The judge told the jury foreman to state formally that Metcalf, Denton and Foster were not guilty. And that was it. Thirty-two years of legal proceedings were over. After 97 people were unlawfully killed at an FA Cup semi final, and a major police force constructed a false case to blame the victims, nobody had been held to account. Only Mackrell, the former Sheffield Wednesday secretary, has been convicted, of a safety offence related to allocating only seven turnstiles for the 10,100 people with tickets to stand on the Leppings Lane terrace. He had been fined £6,500.
In the grey and unseasonal cold on the forecourt outside the Lowry, Burke, Hicks and the family of Brian Matthews, a married financial consultant who died at Hillsborough aged 38, stood and talked to the media, lambasting the ruling and the process. At a press conference outside Liverpool’s Anfield stadium, Aspinall, standing alongside Burnham, raged at what the families had been put through, calling it “a complete and utter disgrace”, and said the whole system needed to change.
Like many family members, Hicks reflects now that after so long a fight, she must now try to live her life.

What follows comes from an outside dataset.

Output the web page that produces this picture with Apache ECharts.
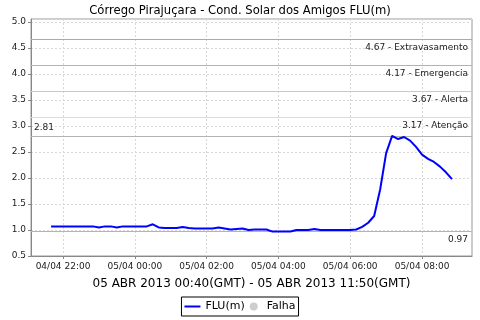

“Who knows what was lost that day when my daughters didn’t come home? There may have been grandchildren, and their children. My daughters went to watch a football match and I feel like their lives were just ripped away, through the lack of police control.
“And these 32 years, what they put us through: I feel betrayed, by judges and by police. It has been a betrayal of everything I was brought up to believe about my own country. Your brain can’t compute why it’s acceptable in a British court to bring back evidence that was dismissed years earlier. The injustice and grief run alongside each other; it’s like a knife in your heart.
“We’ve fought for our own loved ones, but there has been a strong feeling of responsibility, too: that if there is no accountability, this can happen to other people.”